O Estado de S. Paulo, n. 46882, 25/02/2022. Política, p. A9

Aprovação de projeto que legaliza jogos expõe racha na base do Planalto

Vera Rosa 
Iander  Porcella 


A aprovação do projeto de lei que legalizou os jogos de azar no Brasil, na madrugada desta quinta, 24, expôs o racha na base aliada do governo de Jair Bolsonaro. Deputados que compõem a Frente Parlamentar Evangélica se sentiram abandonados pelo Palácio do Planalto, acusaram a cúpula do Progressistas, partido do presidente da Câmara, Arthur Lira (AL), e do ministro da Casa Civil, Ciro Nogueira, de agir contra os interesses do próprio presidente e prometeram dar o troco.

Em transmissão ao vivo pelas redes sociais, à noite, Bolsonaro reiterou a promessa de vetar o texto. Avisou, porém, que o poder de sua caneta tem “limite”. Após a votação na Câmara, bolsonaristas avaliaram que o presidente pode perder apoio de religiosos nas eleições de outubro, caso não consiga barrar o avanço da proposta. O projeto ainda precisará passar pelo crivo do Senado, onde enfrenta resistências, embora conte com o apoio da bancada do Progressistas e do senador Flávio Bolsonaro (PL-RJ).

‘Minado’. “O presidente precisa rever o governo dele, que está minado ideologicamente”, disse ao Estadão o deputado Sóstenes Cavalcante (União Brasil-RJ), que comanda a Frente Parlamentar Evangélica. Sóstenes citou Lira, Ciro e o líder do governo na Casa, Ricardo Barros (PR), como os principais responsáveis pela aprovação do projeto que legalizou cassinos, jogo do bicho e bingos no País.

“Ciro tem o governo na mão e operou de dentro do Planalto. Bolsonaro precisa saber escolher melhor quem põe do lado dele”, criticou o deputado, ao dizer que Lira perdeu apoio para se reeleger presidente da Câmara. Nem ele nem Ciro quiseram se manifestar. O único que rebateu Sóstenes foi Barros. “Sigo as orientações do Planalto”, reagiu o líder do governo.

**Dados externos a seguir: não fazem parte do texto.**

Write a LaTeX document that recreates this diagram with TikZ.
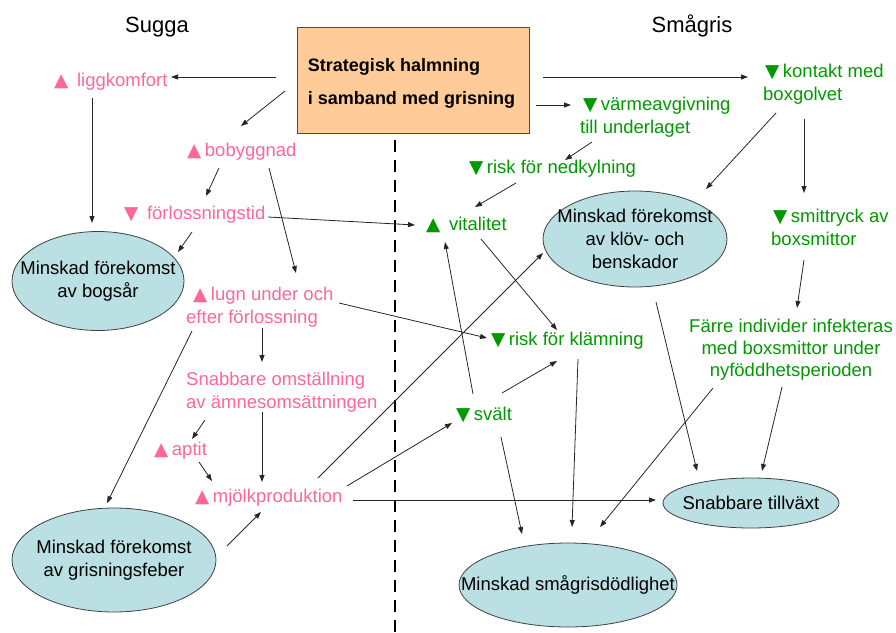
\documentclass[tikz,border=0pt]{standalone}
\usepackage{fontspec}
\setmainfont{Liberation Sans}
\newfontfamily\symfont{DejaVu Sans}
\newcommand\triup{{\symfont ▲}\hspace{3.5pt}}
\newcommand\tridn{{\symfont ▼}\hspace{3.5pt}}
\usetikzlibrary{shapes.geometric,arrows.meta}
\definecolor{pinkt}{HTML}{FF6699}
\definecolor{greent}{HTML}{009900}
\definecolor{ellfill}{HTML}{BBE0E3}
\definecolor{boxfill}{HTML}{FFCC99}
\begin{document}
\begin{tikzpicture}[x=1pt,y=-1pt,
  lbl/.style={inner sep=0pt, anchor=base west, font=\fontsize{18.5}{23}\selectfont, align=left},
  pinklbl/.style={lbl, text=pinkt},
  greenlbl/.style={lbl, text=greent},
  oval/.style={ellipse, draw=black!75, fill=ellfill, line width=0.8pt, inner sep=-80pt, font=\fontsize{18.5}{23}\selectfont, align=center},
  arr/.style={-{Triangle[length=7pt,width=5pt]}, line width=0.8pt, draw=black!85},
  head/.style={font=\fontsize{22}{26}\selectfont, anchor=base, inner sep=0pt},
  divider/.style={line width=2.5pt, dash pattern=on 12pt off 8pt}]
\useasboundingbox (0,0) rectangle (896,632);

% headings
\node[head] (sugga) at (157,32) {Sugga};
\node[head] (smagris) at (692,32) {Smågris};

% central box
\node[draw=black!70, fill=boxfill, line width=0.8pt, minimum width=232pt, minimum height=106pt,
      font=\fontsize{18}{33}\selectfont\bfseries, align=left] (box) at (413,80)
      {\rule{0pt}{19pt}\hspace*{-3pt}Strategisk halmning\\\hspace*{-3pt}i samband med grisning};

\draw[divider] (395,140) -- (395,632);

% sow side (pink); multi-line nodes are anchored at their last baseline
\node[pinklbl] (ligg) at (54,86) {\triup\ liggkomfort};
\node[pinklbl] (boby) at (187,156) {\triup bobyggnad};
\node[pinklbl] (forl) at (124,219) {\tridn\ förlossningstid};
\node[pinklbl] (lugn) at (186,323) {\hspace*{7pt}\triup lugn under och\\efter förlossning};
\node[pinklbl] (snab) at (186,408) {Snabbare omställning\\av ämnesomsättningen};
\node[pinklbl] (aptit) at (154,455) {\triup aptit};
\node[pinklbl] (mjolk) at (195,502) {\triup mjölkproduktion};

% piglet side (green)
\node[greenlbl] (varme) at (580,133) {\hspace*{3pt}\tridn värmeavgivning\\till underlaget};
\node[greenlbl] (nedk) at (469,173) {\tridn risk för nedkylning};
\node[greenlbl] (vital) at (426,230) {\triup\ vitalitet};
\node[greenlbl] (kontakt) at (763,100) {\hspace*{2pt}\tridn kontakt med\\boxgolvet};
\node[greenlbl] (smitt) at (771,245) {\hspace*{2pt}\tridn smittryck av\\boxsmittor};
\node[greenlbl, anchor=base, align=center, font=\fontsize{18.5}{22}\selectfont] (farre) at (791,376) {Färre individer infekteras\\med boxsmittor under\\nyföddhetsperioden};
\node[greenlbl] (klam) at (491,345) {\tridn risk för klämning};
\node[greenlbl] (svalt) at (456,420) {\tridn svält};

% outcome ellipses
\node[oval, minimum width=172pt, minimum height=99pt] (bog) at (98,281) {Minskad förekomst\\av bogsår};
\node[oval, minimum width=184pt, minimum height=96pt] (klov) at (635,239) {Minskad förekomst\\av klöv- och\\benskador};
\node[oval, minimum width=204pt, minimum height=104pt] (gris) at (114,560) {Minskad förekomst\\av grisningsfeber};
\node[oval, minimum width=218pt, minimum height=84pt] (dod) at (568,585) {Minskad smågrisdödlighet};
\node[oval, minimum width=176pt, minimum height=50pt] (tillv) at (751,503) {Snabbare tillväxt};

% connectors
\draw[arr] ([shift={(-137,-3)}]box.center) -- ([shift={(117,-9)}]ligg.base west);
\draw[arr] ([shift={(-128,11)}]box.center) -- ([shift={(54,-30)}]boby.base west);
\draw[arr] ([shift={(130,-3)}]box.center) -- ([shift={(-15,-23)}]kontakt.base west);
\draw[arr] ([shift={(123,25)}]box.center) -- ([shift={(-9,-28)}]varme.base west);
\draw[arr] ([shift={(12,9)}]varme.base west) -- ([shift={(96,-13)}]nedk.base west);
\draw[arr] ([shift={(47,10)}]nedk.base west) -- ([shift={(49,-23)}]vital.base west);
\draw[arr] ([shift={(13,13)}]kontakt.base west) -- ([shift={(71,-50)}]klov.center);
\draw[arr] ([shift={(41,19)}]kontakt.base west) -- ([shift={(33,-52)}]smitt.base west);
\draw[arr] ([shift={(38,12)}]ligg.base west) -- ([shift={(-6,-58)}]bog.center);
\draw[arr] ([shift={(32,12)}]boby.base west) -- ([shift={(82,-23)}]forl.base west);
\draw[arr] ([shift={(82,12)}]boby.base west) -- ([shift={(110,-50)}]lugn.base west);
\draw[arr] ([shift={(68,13)}]forl.base west) -- ([shift={(80,-29)}]bog.center);
\draw[arr] ([shift={(144,-2)}]forl.base west) -- ([shift={(-11,-5)}]vital.base west);
\draw[arr] ([shift={(153,-20)}]lugn.base west) -- ([shift={(-4,-7)}]klam.base west);
\draw[arr] ([shift={(6,8)}]lugn.base west) -- ([shift={(-7,-57)}]gris.center);
\draw[arr] ([shift={(76,5)}]lugn.base west) -- ([shift={(76,-46)}]snab.base west);
\draw[arr] ([shift={(76,4)}]snab.base west) -- ([shift={(67,-20)}]mjolk.base west);
\draw[arr] ([shift={(19,12)}]snab.base west) -- ([shift={(38,-16)}]aptit.base west);
\draw[arr] ([shift={(45,7)}]aptit.base west) -- ([shift={(17,-21)}]mjolk.base west);
\draw[arr] ([shift={(113,-14)}]gris.center) -- ([shift={(66,10)}]mjolk.base west);
\draw[arr] ([shift={(123,-24)}]mjolk.base west) -- ([shift={(-92,14)}]klov.center);
\draw[arr] ([shift={(152,-16)}]mjolk.base west) -- ([shift={(-4,3)}]svalt.base west);
\draw[arr] ([shift={(158,-2)}]mjolk.base west) -- ([shift={(-95,-3)}]tillv.center);
\draw[arr] ([shift={(17,-26)}]svalt.base west) -- ([shift={(19,12)}]vital.base west);
\draw[arr] ([shift={(55,9)}]vital.base west) -- ([shift={(66,-15)}]klam.base west);
\draw[arr] ([shift={(46,-27)}]svalt.base west) -- ([shift={(66,16)}]klam.base west);
\draw[arr] ([shift={(45,17)}]svalt.base west) -- ([shift={(-46,-51)}]dod.center);
\draw[arr] ([shift={(87,14)}]klam.base west) -- ([shift={(4,-58)}]dod.center);
\draw[arr] ([shift={(21,63)}]klov.center) -- ([shift={(-54,-32)}]tillv.center);
\draw[arr] ([shift={(-78,12)}]farre.base) -- ([shift={(32,-58)}]dod.center);
\draw[arr] ([shift={(-9,11)}]farre.base) -- ([shift={(11,-32)}]tillv.center);
\draw[arr] ([shift={(33,15)}]smitt.base west) -- ([shift={(6,-68)}]farre.base);
\end{tikzpicture}
\end{document}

Na própria frente evangélica, porém, houve traições. Dos 114 deputados desse grupo, 15 votaram a favor do projeto. (mais informações nesta página). Sóstenes isentou Bolsonaro do resultado final – foram 246 votos a favor da proposta, 202 contrários e 3 abstenções -, sob o argumento de que ele não entra no varejo das articulações políticas. Não foi este, porém, o diagnóstico de outros aliados do governo.

Diante da ofensiva do Centrão, deputados contrários ao projeto não conseguiram emplacar ontem nem mesmo os chamados “destaques” para alterar pontos do texto aprovado. “Alguns querem que eu reprove ou aprove certas coisas lá. Tenho meu limite”, disse Bolsonaro na live. “Fiz o que pude junto aos parlamentares mais próximos da gente para ver se derrotava o projeto lá. Infelizmente, foi aprovado.”

Apoiador de Bolsonaro, o pastor Silas Malafaia, da Assembleia de Deus Vitória em Cristo, foi às redes sociais para se insurgir contra o sinal verde dado pela Câmara à proposta. “Isso é uma vergonha, minha gente! Nós vamos ver os partidos e deputados que votaram (para na próxima) eleição agora dizer não”, afirmou Malafaia. “Sabe a quem interessa isso? Capital estrangeiro, narcotráfico e lavagem de dinheiro”, emendou.

Antes mesmo da aprovação desse projeto, Bolsonaro já havia convidado os cem principais líderes de igrejas evangélicas para um café no Palácio da Alvorada, em 8 de março. A ideia é reaglutinar sua base de apoio e mandar um recado político de que tem a maioria da cúpula das igrejas no momento em que o ex-presidente Luiz Inácio Lula da Silva (PT) avança sobre esse segmento. O Estadão apurou que pastores vão dizer a Bolsonaro que, se ele não se posicionar de forma mais contundente contra a legalização da jogatina, terá grande prejuízo eleitoral.

CNBB. A Conferência Nacional dos Bispos do Brasil (CNBB) também criticou a aprovação do projeto que legaliza os cassinos e indicou o link da Câmara para que o eleitor pudesse verificar como cada parlamentar votou. “É importante, principalmente nesse ano eleitoral, avaliar a posição assumida”, disse o presidente da CNBB, d. Walmor Oliveira de Azevedo, arcebispo de Belo Horizonte.